I turned my body around so that H and I were back to back. This got my weight off the front of the boat and stabilized us a bit. However, H is not eager to be touched and I didn’t know how that would go. I hoped that human touch would be accepted back to back where there would be no chance of a terrifying frontal gaze. I was more than right.
I rowed the boat and H’s vocal stimming, his rocking and gasping began to slow. On a whim I quit rowing and the boat drifted soundlessly across the dark pond. We drifted into some tulle reeds and I breathed out slowly and quietly and……..
Everything went silent.
All the rocking. All the humming. All the ear covering.
He leaned into my back – and we just sat there.
Not rowing, not talking. No agenda. Just two people leaning into each other on a pond on a beautiful day.
We listened to the birds in the tulles – the wind in the eucalyptus trees. We enjoyed the smell of the pennyroyal that started blooming in the fields last week. We could hear the sound of the horse quietly chomping grass as he and Becca waited for us.

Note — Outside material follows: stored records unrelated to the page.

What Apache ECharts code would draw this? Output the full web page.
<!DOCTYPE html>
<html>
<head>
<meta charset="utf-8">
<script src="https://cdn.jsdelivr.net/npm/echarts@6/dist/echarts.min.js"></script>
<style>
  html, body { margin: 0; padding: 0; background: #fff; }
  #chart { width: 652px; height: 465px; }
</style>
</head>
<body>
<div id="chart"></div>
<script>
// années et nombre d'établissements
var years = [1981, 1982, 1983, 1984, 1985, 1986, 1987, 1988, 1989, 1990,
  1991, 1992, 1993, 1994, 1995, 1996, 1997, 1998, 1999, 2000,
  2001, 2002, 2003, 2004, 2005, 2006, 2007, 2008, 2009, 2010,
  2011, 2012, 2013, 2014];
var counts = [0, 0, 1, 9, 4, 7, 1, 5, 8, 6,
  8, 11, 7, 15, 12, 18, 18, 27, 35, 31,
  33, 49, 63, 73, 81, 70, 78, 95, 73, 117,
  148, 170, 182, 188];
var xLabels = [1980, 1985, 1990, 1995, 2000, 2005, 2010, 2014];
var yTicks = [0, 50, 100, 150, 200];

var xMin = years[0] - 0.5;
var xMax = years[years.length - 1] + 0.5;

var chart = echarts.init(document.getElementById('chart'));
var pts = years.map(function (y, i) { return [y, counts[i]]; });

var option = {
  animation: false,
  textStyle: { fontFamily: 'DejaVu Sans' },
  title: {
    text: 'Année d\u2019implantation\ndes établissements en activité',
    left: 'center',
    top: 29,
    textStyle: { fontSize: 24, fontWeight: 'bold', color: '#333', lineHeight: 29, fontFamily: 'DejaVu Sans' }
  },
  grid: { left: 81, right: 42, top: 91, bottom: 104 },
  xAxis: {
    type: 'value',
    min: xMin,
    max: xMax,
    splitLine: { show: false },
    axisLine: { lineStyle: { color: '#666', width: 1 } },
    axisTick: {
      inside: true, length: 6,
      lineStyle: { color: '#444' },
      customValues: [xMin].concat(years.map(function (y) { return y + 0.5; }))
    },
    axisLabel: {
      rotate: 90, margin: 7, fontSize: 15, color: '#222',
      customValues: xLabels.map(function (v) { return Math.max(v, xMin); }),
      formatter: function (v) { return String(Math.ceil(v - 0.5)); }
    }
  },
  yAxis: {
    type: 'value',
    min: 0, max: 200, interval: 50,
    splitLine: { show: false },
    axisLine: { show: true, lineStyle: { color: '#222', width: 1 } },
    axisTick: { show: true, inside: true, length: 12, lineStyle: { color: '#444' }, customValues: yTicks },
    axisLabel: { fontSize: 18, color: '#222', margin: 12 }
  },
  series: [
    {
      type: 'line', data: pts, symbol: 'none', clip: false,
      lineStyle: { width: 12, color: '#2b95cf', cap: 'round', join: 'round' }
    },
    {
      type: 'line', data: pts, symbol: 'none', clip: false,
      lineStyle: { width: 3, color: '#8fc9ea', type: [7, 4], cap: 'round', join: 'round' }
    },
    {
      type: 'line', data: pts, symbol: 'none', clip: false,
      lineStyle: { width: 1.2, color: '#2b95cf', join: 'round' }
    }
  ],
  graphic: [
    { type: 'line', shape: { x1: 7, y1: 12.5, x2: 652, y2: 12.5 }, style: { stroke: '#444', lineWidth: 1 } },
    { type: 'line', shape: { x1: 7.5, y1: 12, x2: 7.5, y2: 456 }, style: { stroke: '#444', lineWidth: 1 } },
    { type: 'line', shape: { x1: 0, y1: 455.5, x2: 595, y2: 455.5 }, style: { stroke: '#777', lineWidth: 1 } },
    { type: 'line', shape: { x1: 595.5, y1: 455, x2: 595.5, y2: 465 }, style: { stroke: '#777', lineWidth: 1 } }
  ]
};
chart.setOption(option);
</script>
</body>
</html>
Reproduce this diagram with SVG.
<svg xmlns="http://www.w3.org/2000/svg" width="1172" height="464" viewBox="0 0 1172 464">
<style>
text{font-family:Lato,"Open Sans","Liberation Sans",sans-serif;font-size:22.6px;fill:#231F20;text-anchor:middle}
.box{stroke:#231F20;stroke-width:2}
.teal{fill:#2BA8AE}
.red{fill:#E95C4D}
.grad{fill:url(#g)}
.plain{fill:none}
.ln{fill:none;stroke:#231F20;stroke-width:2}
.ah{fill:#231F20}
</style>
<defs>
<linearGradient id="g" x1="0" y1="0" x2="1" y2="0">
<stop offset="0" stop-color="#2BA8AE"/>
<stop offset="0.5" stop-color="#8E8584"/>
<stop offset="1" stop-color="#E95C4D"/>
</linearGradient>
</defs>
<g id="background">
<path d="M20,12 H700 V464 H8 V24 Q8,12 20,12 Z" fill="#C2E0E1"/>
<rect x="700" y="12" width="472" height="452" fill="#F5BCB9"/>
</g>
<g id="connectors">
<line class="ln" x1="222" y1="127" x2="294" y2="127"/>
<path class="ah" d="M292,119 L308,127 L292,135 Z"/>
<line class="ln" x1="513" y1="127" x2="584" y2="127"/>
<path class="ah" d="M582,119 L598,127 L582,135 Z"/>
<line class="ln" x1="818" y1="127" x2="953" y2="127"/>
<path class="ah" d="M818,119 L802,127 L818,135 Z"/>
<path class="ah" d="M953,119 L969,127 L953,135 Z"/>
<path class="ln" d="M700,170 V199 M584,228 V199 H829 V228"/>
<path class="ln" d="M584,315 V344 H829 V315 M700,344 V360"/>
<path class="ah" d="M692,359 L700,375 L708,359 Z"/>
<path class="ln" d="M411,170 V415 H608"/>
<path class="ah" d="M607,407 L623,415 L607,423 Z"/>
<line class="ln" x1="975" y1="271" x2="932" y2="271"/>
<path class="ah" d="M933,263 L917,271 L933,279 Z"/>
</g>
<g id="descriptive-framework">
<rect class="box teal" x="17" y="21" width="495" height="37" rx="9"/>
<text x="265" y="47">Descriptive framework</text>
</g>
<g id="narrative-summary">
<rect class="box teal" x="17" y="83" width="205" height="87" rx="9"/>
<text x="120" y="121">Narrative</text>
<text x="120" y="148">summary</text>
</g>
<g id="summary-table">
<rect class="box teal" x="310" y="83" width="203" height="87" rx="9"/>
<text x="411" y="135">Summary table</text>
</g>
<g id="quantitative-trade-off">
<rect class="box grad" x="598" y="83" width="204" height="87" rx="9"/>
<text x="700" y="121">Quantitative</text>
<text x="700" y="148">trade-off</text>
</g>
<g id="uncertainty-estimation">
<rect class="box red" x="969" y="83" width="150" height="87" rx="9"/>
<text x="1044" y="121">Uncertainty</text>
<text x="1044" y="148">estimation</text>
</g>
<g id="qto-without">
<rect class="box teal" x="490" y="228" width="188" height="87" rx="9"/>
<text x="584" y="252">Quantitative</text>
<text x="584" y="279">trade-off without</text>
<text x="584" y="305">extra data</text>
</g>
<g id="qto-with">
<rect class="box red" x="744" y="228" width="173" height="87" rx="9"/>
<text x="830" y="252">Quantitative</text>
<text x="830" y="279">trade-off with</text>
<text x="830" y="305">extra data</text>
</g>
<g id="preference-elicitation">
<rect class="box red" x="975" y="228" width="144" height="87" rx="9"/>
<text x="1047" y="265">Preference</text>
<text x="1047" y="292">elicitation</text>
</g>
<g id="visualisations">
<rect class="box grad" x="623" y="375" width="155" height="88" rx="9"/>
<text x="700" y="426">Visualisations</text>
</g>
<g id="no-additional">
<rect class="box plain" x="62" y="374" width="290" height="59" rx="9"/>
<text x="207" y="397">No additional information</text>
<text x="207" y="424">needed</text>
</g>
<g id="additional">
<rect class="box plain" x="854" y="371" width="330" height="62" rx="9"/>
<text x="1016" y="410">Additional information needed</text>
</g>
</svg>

After 20 minutes, my heart was overflowing with serenity and the knowledge that I’d helped a young man find a beautiful stillness. I knew I needed to break this sacred silence soon and head back to reality.
I exhaled softly. H echoed my sigh. I handed him the paddle and he began to paddle us back to the horse.
We got out of the boat with Becca and I looking at each other with tears. I wasn’t making this up – Becca saw it and heard it too.
We held the horse next to a bench and H hopped on, the dog joined us and everyone walked down the hill together absorbed in silent thoughts.